Following the death of Lieutenant Colonel Charles Green, just after the Battle of Chongju, Ferguson was promoted to temporary lieutenant colonel and appointed to command 3 RAR on 8 November 1950. While commanding 3RAR, the battalion participated in the withdrawal from North Korea to south of Seoul, suffered through the bitter winter months, the advances and attacks across the 38th parallel and the Battle of Kapyong in April 1951, where he was awarded the Distinguished Service Order and the battalion was awarded the United States Presidential Unit Citation, before withdrawal to the Han River and a further advance to the Imjin River.
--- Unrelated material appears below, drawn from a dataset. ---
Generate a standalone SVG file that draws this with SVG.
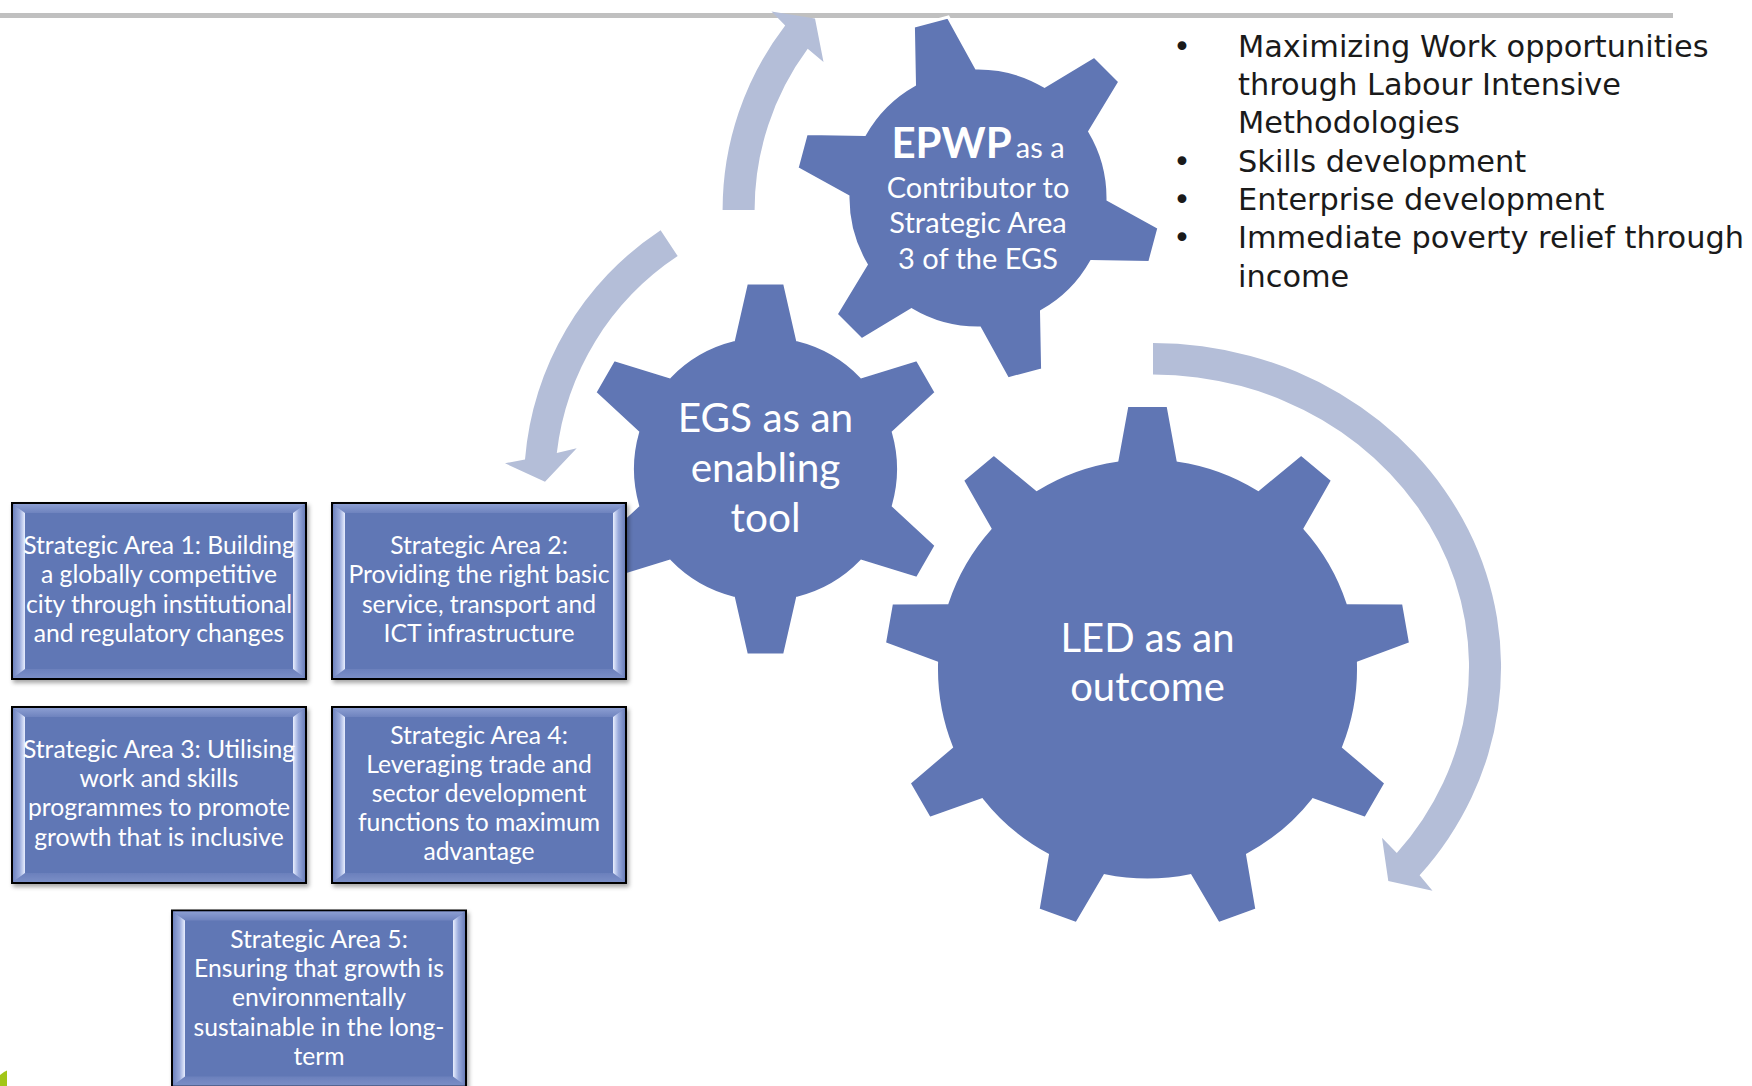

He was relieved of command of 3RAR on 5 July 1951 after eight months in command.

==Later life==
After his experiences in Korea, Ferguson was appointed to command the 1st Battalion, Royal Australian Regiment, and later the 13th National Service Training Battalion from 1952 to 1953. His promotion to lieutenant colonel was made substantive in October 1957. Ferguson was an instructor from 1959 to 1962 at the Royal Military College, Duntroon in Canberra. He was assigned to the Southeast Asia Treaty Organization from 1963 to 1966 in Bangkok. He retired from the army on 14 April 1967 and was promoted the rank of colonel. After retiring from the armed forces he became secretary of the Union Club, Sydney, from 1969 to 1974.

Ferguson died on 21 December 1988 in Canberra and was survived by his wife and their three sons. According to the Australian Dictionary of Biography, he was "cremated with Anglican rites".